* _Job_: Repeat, exactly and completely, the material that follows. Omit the pictures.

* _Data shown_:
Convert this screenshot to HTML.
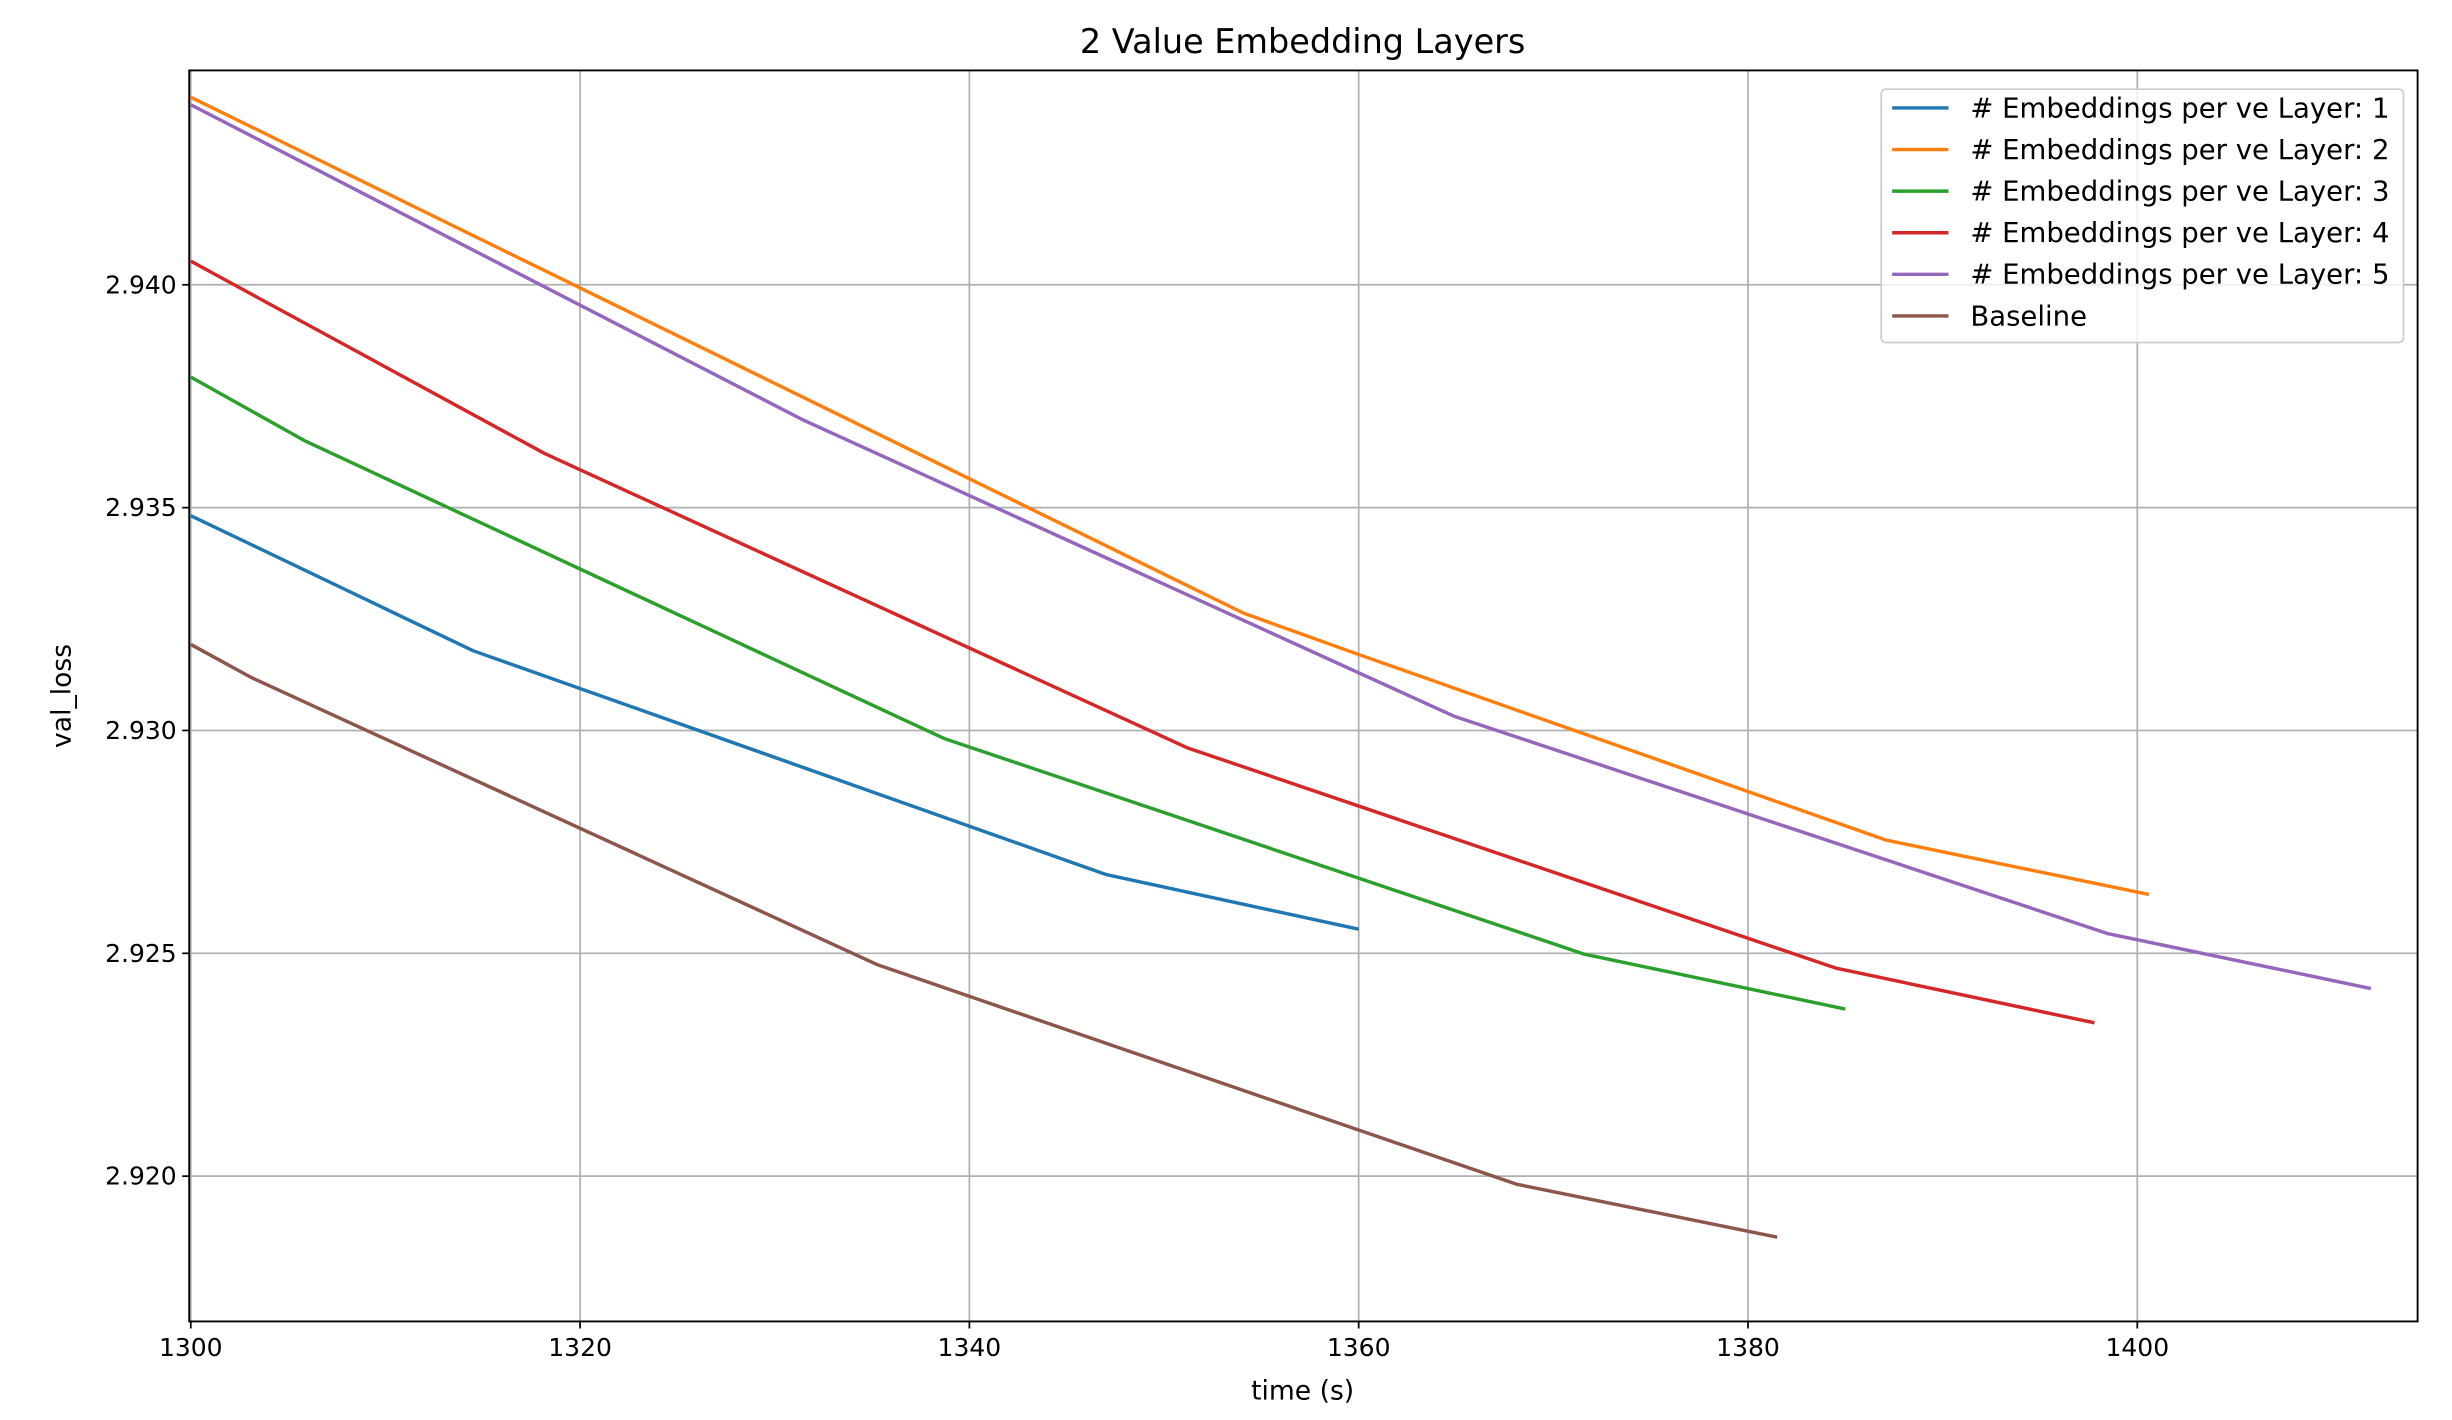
<!DOCTYPE html>
<html><head><meta charset="utf-8"><style>
html,body{margin:0;padding:0;background:#fff;}
svg{display:block;font-family:"DejaVu Sans","Liberation Sans",sans-serif;}
</style></head><body>
<svg id="chart" width="2452" height="1420" viewBox="0 0 1568 908" xmlns="http://www.w3.org/2000/svg">
<rect x="0" y="0" width="1568" height="908" fill="#fff"/>
<g id="grid"></g>
<g id="series"></g>
<rect x="121" y="45" width="1425" height="800" fill="none" stroke="#000" stroke-width="1.2"/>
<g id="xticks"></g>
<g id="yticks"></g>
<text x="833" y="34" font-size="21.4" text-anchor="middle">2 Value Embedding Layers</text>
<text x="833" y="895" font-size="17" text-anchor="middle">time (s)</text>
<text x="0" y="0" font-size="17" text-anchor="middle" transform="translate(45,445) rotate(-90)">val_loss</text>
<g id="legend"></g>
</svg>
<script>
const seriesNames = ["# Embeddings per ve Layer: 1","# Embeddings per ve Layer: 2","# Embeddings per ve Layer: 3","# Embeddings per ve Layer: 4","# Embeddings per ve Layer: 5","Baseline"];
const seriesColors = ["#1f77b4","#ff7f0e","#2ca02c","#d62728","#9467bd","#8c564b"];
const times1 = [1300, 1314.5, 1347.0, 1360.0];
const loss1 = [2.93482, 2.93179, 2.92677, 2.92554];
const times2 = [1300, 1354.1, 1359.9, 1387.1, 1400.6];
const loss2 = [2.94421, 2.93263, 2.93172, 2.92754, 2.92632];
const times3 = [1300, 1305.9, 1338.7, 1371.6, 1385.0];
const loss3 = [2.93793, 2.93649, 2.92982, 2.92498, 2.92375];
const times4 = [1300, 1318.2, 1351.2, 1384.5, 1397.8];
const loss4 = [2.94053, 2.93621, 2.92961, 2.92467, 2.92344];
const times5 = [1300, 1331.4, 1364.9, 1398.5, 1412.0];
const loss5 = [2.94404, 2.93698, 2.93032, 2.92544, 2.92421];
const timesB = [1300, 1303.1, 1335.3, 1368.1, 1381.5];
const lossB = [2.93193, 2.93119, 2.92474, 2.91982, 2.91863];
const xTicks = [1300, 1320, 1340, 1360, 1380, 1400];
const yTicks = [2.920, 2.925, 2.930, 2.935, 2.940];

const X0=121, X1=1546, Y0=45, Y1=845;
const xMin=1299.92, xMax=1414.4, yMin=2.91674, yMax=2.94481;
const xs = v => X0 + (v-xMin)/(xMax-xMin)*(X1-X0);
const ys = v => Y1 - (v-yMin)/(yMax-yMin)*(Y1-Y0);
const NS="http://www.w3.org/2000/svg";
function mk(tag, attrs, parent){const e=document.createElementNS(NS,tag);for(const k in attrs)e.setAttribute(k,attrs[k]);parent.appendChild(e);return e;}
const grid=document.getElementById('grid'), xt=document.getElementById('xticks'), yt=document.getElementById('yticks');
xTicks.forEach(t=>{
  const x=xs(t);
  const g=mk('line',{x1:x,x2:x,y1:Y0,y2:Y1,stroke:'#b0b0b0','stroke-width':1.1},grid);
  
  
  mk('line',{x1:x,x2:x,y1:Y1,y2:Y1+4.5,stroke:'#000','stroke-width':1.1},xt);
  const tx=mk('text',{x:x,y:Y1+22,'font-size':16,'text-anchor':'middle'},xt);
  tx.textContent=String(t);
  
  
});
yTicks.forEach(t=>{
  const y=ys(t);
  const g=mk('line',{x1:X0,x2:X1,y1:y,y2:y,stroke:'#b0b0b0','stroke-width':1.1},grid);
  
  
  mk('line',{x1:X0-4.5,x2:X0,y1:y,y2:y,stroke:'#000','stroke-width':1.1},yt);
  const tx=mk('text',{x:X0-8,y:y+5.5,'font-size':16,'text-anchor':'end'},yt);
  tx.textContent=t.toFixed(3);
  
  
});
const allT=[times1,times2,times3,times4,times5,timesB], allL=[loss1,loss2,loss3,loss4,loss5,lossB];
const sg=document.getElementById('series');
allT.forEach((ts,i)=>{
  const pts=ts.map((t,j)=>xs(t).toFixed(2)+','+ys(allL[i][j]).toFixed(2)).join(' ');
  const p=mk('polyline',{points:pts,fill:'none',stroke:seriesColors[i],'stroke-width':2.2,'stroke-linejoin':'round'},sg);
  
  
});
const lg=document.getElementById('legend');
const box=mk('rect',{x:1203,y:57,width:334,height:162,rx:3,fill:'#fff','fill-opacity':0.8,stroke:'#ccc','stroke-width':1.1},lg);


seriesNames.forEach((n,i)=>{
  const y=69+i*26.6;
  mk('line',{x1:1210,x2:1246,y1:y,y2:y,stroke:seriesColors[i],'stroke-width':2.2},lg);
  const tx=mk('text',{x:1260,y:y+6,'font-size':17.6},lg);
  tx.textContent=n;
  
  
});
</script>
</body></html>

* _Problem solution_:
Convert this screenshot to HTML.
<!DOCTYPE html>
<html><head><meta charset="utf-8"><style>
html,body{margin:0;padding:0;background:#fff;}
svg{display:block;font-family:"DejaVu Sans","Liberation Sans",sans-serif;}
</style></head><body>
<svg id="chart" width="2452" height="1420" viewBox="0 0 1568 908" xmlns="http://www.w3.org/2000/svg">
<rect x="0" y="0" width="1568" height="908" fill="#fff"/>
<g id="grid"></g>
<g id="series"></g>
<rect x="121" y="45" width="1425" height="800" fill="none" stroke="#000" stroke-width="1.2"/>
<g id="xticks"></g>
<g id="yticks"></g>
<text x="833" y="34" font-size="21.4" text-anchor="middle">2 Value Embedding Layers</text>
<text x="833" y="895" font-size="17" text-anchor="middle">time (s)</text>
<text x="0" y="0" font-size="17" text-anchor="middle" transform="translate(45,445) rotate(-90)">val_loss</text>
<g id="legend"></g>
</svg>
<script>
const seriesNames = ["# Embeddings per ve Layer: 1","# Embeddings per ve Layer: 2","# Embeddings per ve Layer: 3","# Embeddings per ve Layer: 4","# Embeddings per ve Layer: 5","Baseline"];
const seriesColors = ["#1f77b4","#ff7f0e","#2ca02c","#d62728","#9467bd","#8c564b"];
const times1 = [1300, 1314.5, 1347.0, 1360.0];
const loss1 = [2.93482, 2.93179, 2.92677, 2.92554];
const times2 = [1300, 1354.1, 1359.9, 1387.1, 1400.6];
const loss2 = [2.94421, 2.93263, 2.93172, 2.92754, 2.92632];
const times3 = [1300, 1305.9, 1338.7, 1371.6, 1385.0];
const loss3 = [2.93793, 2.93649, 2.92982, 2.92498, 2.92375];
const times4 = [1300, 1318.2, 1351.2, 1384.5, 1397.8];
const loss4 = [2.94053, 2.93621, 2.92961, 2.92467, 2.92344];
const times5 = [1300, 1331.4, 1364.9, 1398.5, 1412.0];
const loss5 = [2.94404, 2.93698, 2.93032, 2.92544, 2.92421];
const timesB = [1300, 1303.1, 1335.3, 1368.1, 1381.5];
const lossB = [2.93193, 2.93119, 2.92474, 2.91982, 2.91863];
const xTicks = [1300, 1320, 1340, 1360, 1380, 1400];
const yTicks = [2.920, 2.925, 2.930, 2.935, 2.940];

const X0=121, X1=1546, Y0=45, Y1=845;
const xMin=1299.92, xMax=1414.4, yMin=2.91674, yMax=2.94481;
const xs = v => X0 + (v-xMin)/(xMax-xMin)*(X1-X0);
const ys = v => Y1 - (v-yMin)/(yMax-yMin)*(Y1-Y0);
const NS="http://www.w3.org/2000/svg";
function mk(tag, attrs, parent){const e=document.createElementNS(NS,tag);for(const k in attrs)e.setAttribute(k,attrs[k]);parent.appendChild(e);return e;}
const grid=document.getElementById('grid'), xt=document.getElementById('xticks'), yt=document.getElementById('yticks');
xTicks.forEach(t=>{
  const x=xs(t);
  const g=mk('line',{x1:x,x2:x,y1:Y0,y2:Y1,stroke:'#b0b0b0','stroke-width':1.1},grid);
  
  
  mk('line',{x1:x,x2:x,y1:Y1,y2:Y1+4.5,stroke:'#000','stroke-width':1.1},xt);
  const tx=mk('text',{x:x,y:Y1+22,'font-size':16,'text-anchor':'middle'},xt);
  tx.textContent=String(t);
  
  
});
yTicks.forEach(t=>{
  const y=ys(t);
  const g=mk('line',{x1:X0,x2:X1,y1:y,y2:y,stroke:'#b0b0b0','stroke-width':1.1},grid);
  
  
  mk('line',{x1:X0-4.5,x2:X0,y1:y,y2:y,stroke:'#000','stroke-width':1.1},yt);
  const tx=mk('text',{x:X0-8,y:y+5.5,'font-size':16,'text-anchor':'end'},yt);
  tx.textContent=t.toFixed(3);
  
  
});
const allT=[times1,times2,times3,times4,times5,timesB], allL=[loss1,loss2,loss3,loss4,loss5,lossB];
const sg=document.getElementById('series');
allT.forEach((ts,i)=>{
  const pts=ts.map((t,j)=>xs(t).toFixed(2)+','+ys(allL[i][j]).toFixed(2)).join(' ');
  const p=mk('polyline',{points:pts,fill:'none',stroke:seriesColors[i],'stroke-width':2.2,'stroke-linejoin':'round'},sg);
  
  
});
const lg=document.getElementById('legend');
const box=mk('rect',{x:1203,y:57,width:334,height:162,rx:3,fill:'#fff','fill-opacity':0.8,stroke:'#ccc','stroke-width':1.1},lg);


seriesNames.forEach((n,i)=>{
  const y=69+i*26.6;
  mk('line',{x1:1210,x2:1246,y1:y,y2:y,stroke:seriesColors[i],'stroke-width':2.2},lg);
  const tx=mk('text',{x:1260,y:y+6,'font-size':17.6},lg);
  tx.textContent=n;
  
  
});
</script>
</body></html>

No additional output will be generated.